Start of Items

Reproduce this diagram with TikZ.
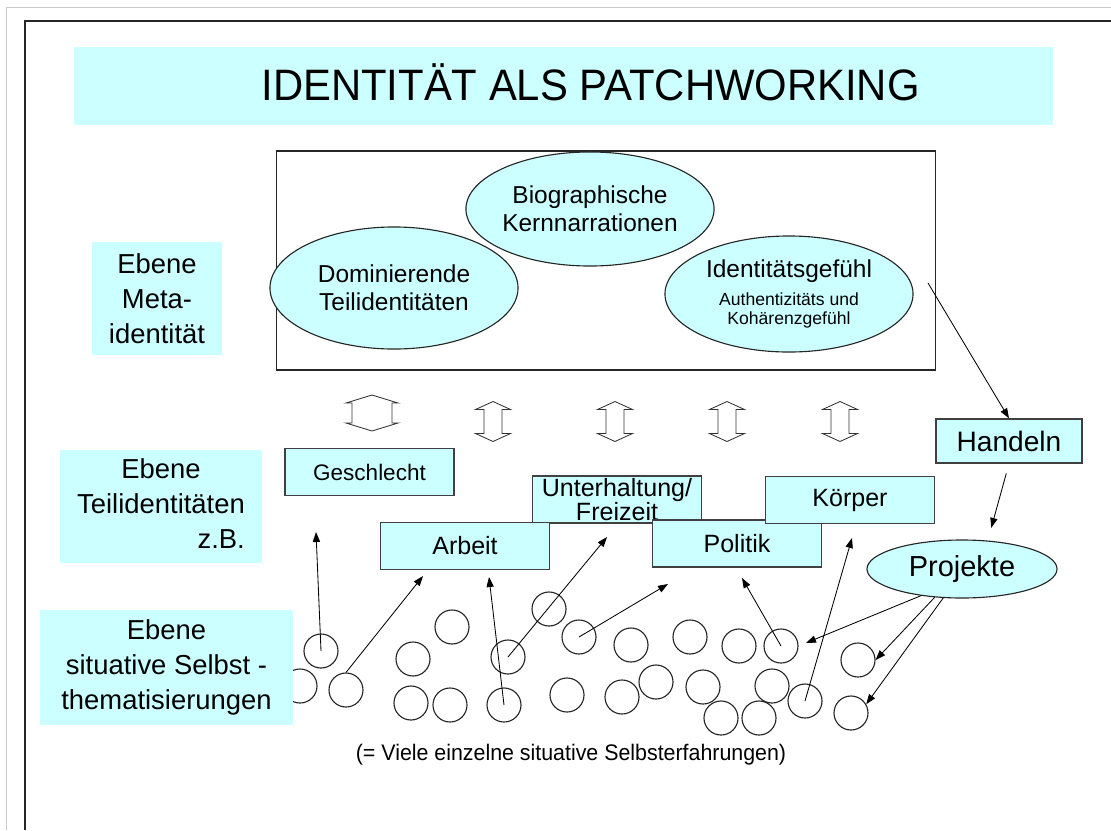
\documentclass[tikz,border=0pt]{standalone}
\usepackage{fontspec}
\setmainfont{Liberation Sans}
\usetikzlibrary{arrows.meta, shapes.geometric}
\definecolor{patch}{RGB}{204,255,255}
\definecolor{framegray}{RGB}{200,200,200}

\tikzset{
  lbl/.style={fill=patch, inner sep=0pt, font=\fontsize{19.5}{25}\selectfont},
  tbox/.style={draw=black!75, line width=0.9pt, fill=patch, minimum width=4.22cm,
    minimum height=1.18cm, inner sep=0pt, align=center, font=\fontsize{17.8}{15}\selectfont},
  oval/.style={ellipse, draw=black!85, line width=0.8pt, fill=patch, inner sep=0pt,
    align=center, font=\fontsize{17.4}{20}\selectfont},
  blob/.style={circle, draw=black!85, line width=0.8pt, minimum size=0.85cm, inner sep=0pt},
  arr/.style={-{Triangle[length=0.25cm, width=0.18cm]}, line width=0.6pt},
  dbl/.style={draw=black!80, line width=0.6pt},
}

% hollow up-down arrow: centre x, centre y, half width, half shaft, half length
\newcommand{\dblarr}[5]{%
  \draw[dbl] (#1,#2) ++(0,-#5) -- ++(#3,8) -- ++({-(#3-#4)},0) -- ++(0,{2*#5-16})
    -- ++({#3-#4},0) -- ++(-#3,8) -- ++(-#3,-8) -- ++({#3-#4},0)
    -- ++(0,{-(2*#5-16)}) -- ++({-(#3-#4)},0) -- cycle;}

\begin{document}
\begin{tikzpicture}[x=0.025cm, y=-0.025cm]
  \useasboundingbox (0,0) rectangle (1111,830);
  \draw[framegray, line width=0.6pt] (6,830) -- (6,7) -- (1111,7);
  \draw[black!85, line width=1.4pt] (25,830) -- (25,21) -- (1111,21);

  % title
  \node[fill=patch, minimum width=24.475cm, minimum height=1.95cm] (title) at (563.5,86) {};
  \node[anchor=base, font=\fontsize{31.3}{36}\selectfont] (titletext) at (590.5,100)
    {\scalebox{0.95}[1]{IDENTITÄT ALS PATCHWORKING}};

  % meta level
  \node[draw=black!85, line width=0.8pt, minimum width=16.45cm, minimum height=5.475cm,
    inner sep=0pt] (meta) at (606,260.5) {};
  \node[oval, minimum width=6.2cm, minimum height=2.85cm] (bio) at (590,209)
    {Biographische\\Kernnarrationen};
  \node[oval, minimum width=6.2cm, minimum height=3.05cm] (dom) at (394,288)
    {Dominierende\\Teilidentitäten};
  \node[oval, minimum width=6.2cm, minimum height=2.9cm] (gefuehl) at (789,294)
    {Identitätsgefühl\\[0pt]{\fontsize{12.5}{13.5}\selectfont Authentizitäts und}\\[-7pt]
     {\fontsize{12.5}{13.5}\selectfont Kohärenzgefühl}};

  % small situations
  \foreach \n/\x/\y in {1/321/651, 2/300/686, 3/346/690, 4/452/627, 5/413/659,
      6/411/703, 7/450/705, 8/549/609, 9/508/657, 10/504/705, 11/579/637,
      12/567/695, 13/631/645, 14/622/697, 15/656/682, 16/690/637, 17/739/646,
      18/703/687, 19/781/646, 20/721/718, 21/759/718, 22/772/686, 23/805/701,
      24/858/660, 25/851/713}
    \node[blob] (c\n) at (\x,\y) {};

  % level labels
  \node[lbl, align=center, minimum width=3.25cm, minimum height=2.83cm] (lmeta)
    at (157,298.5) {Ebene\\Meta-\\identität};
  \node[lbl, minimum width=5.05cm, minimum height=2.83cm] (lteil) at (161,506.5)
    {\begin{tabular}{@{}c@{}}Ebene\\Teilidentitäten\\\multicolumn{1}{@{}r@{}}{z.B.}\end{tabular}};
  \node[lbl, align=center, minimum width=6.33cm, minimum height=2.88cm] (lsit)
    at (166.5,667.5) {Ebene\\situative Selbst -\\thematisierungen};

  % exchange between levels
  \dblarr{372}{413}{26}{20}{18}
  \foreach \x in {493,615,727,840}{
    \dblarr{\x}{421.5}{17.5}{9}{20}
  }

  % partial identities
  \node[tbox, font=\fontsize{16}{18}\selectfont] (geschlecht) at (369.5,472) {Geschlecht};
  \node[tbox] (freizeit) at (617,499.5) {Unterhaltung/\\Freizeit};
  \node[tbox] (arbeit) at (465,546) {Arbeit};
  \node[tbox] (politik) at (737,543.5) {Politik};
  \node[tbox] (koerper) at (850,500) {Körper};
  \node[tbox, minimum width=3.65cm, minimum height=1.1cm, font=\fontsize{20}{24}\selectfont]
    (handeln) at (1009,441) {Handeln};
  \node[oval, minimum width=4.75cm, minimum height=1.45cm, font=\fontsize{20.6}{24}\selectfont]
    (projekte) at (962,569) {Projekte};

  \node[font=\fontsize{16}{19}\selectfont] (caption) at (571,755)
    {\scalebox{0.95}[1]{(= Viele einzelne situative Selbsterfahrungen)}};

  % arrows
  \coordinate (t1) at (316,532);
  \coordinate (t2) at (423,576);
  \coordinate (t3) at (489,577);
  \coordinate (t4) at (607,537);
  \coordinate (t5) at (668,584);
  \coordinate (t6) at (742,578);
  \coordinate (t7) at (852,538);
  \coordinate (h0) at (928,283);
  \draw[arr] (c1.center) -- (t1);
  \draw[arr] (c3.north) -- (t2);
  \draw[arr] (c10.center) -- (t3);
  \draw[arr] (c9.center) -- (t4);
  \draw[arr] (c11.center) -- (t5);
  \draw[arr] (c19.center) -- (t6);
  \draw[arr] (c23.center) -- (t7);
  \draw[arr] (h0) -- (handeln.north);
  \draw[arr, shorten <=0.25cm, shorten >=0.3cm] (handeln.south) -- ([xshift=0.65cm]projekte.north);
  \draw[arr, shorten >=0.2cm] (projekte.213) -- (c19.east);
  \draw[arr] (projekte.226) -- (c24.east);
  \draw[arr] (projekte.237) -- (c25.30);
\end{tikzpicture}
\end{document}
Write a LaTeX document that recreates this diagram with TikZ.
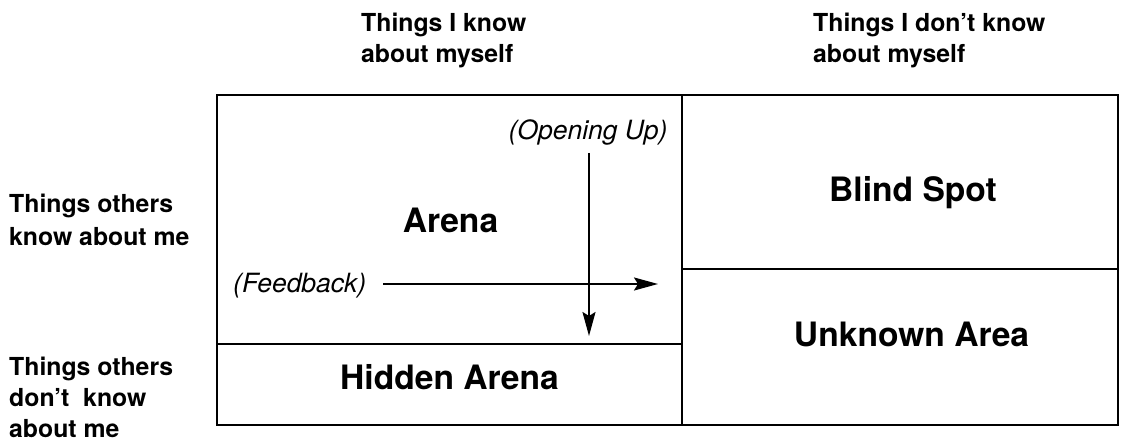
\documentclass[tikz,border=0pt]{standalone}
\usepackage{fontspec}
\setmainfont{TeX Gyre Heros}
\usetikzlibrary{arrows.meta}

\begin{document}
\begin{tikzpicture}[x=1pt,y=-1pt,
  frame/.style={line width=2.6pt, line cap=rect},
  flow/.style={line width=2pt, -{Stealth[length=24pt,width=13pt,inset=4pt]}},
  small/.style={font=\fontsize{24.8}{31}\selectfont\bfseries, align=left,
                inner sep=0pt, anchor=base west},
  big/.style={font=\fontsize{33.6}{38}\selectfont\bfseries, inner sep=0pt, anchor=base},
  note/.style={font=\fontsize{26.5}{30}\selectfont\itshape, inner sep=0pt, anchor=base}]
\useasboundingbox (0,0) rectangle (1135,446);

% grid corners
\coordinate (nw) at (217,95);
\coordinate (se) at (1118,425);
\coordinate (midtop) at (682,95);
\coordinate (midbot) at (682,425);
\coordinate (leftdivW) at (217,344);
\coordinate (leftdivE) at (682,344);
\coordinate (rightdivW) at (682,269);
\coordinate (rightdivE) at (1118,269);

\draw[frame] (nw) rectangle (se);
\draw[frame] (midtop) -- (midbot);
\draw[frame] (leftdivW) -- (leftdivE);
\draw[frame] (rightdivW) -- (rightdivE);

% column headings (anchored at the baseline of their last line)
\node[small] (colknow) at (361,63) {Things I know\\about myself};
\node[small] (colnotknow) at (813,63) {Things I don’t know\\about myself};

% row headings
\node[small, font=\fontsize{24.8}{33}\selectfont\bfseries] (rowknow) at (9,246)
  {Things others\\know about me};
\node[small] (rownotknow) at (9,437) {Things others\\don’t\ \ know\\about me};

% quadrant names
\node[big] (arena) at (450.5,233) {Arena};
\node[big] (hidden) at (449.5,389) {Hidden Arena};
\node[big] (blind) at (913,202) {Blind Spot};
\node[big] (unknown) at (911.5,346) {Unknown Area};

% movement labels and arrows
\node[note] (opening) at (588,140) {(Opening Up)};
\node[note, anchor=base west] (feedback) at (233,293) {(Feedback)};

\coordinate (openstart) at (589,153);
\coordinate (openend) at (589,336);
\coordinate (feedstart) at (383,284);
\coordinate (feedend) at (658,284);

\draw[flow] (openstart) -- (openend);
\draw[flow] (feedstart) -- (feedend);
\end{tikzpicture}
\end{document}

End of Items

Your objective:
Looking above, find the stretch of lines that opens with the one holding "Write a LaTeX" and closes with the one holding "(rightdivE) at (1118,269);". Copy it exactly, pictures excluded.

Worked answer:
Write a LaTeX document that recreates this diagram with TikZ.
\documentclass[tikz,border=0pt]{standalone}
\usepackage{fontspec}
\setmainfont{TeX Gyre Heros}
\usetikzlibrary{arrows.meta}

\begin{document}
\begin{tikzpicture}[x=1pt,y=-1pt,
  frame/.style={line width=2.6pt, line cap=rect},
  flow/.style={line width=2pt, -{Stealth[length=24pt,width=13pt,inset=4pt]}},
  small/.style={font=\fontsize{24.8}{31}\selectfont\bfseries, align=left,
                inner sep=0pt, anchor=base west},
  big/.style={font=\fontsize{33.6}{38}\selectfont\bfseries, inner sep=0pt, anchor=base},
  note/.style={font=\fontsize{26.5}{30}\selectfont\itshape, inner sep=0pt, anchor=base}]
\useasboundingbox (0,0) rectangle (1135,446);

% grid corners
\coordinate (nw) at (217,95);
\coordinate (se) at (1118,425);
\coordinate (midtop) at (682,95);
\coordinate (midbot) at (682,425);
\coordinate (leftdivW) at (217,344);
\coordinate (leftdivE) at (682,344);
\coordinate (rightdivW) at (682,269);
\coordinate (rightdivE) at (1118,269);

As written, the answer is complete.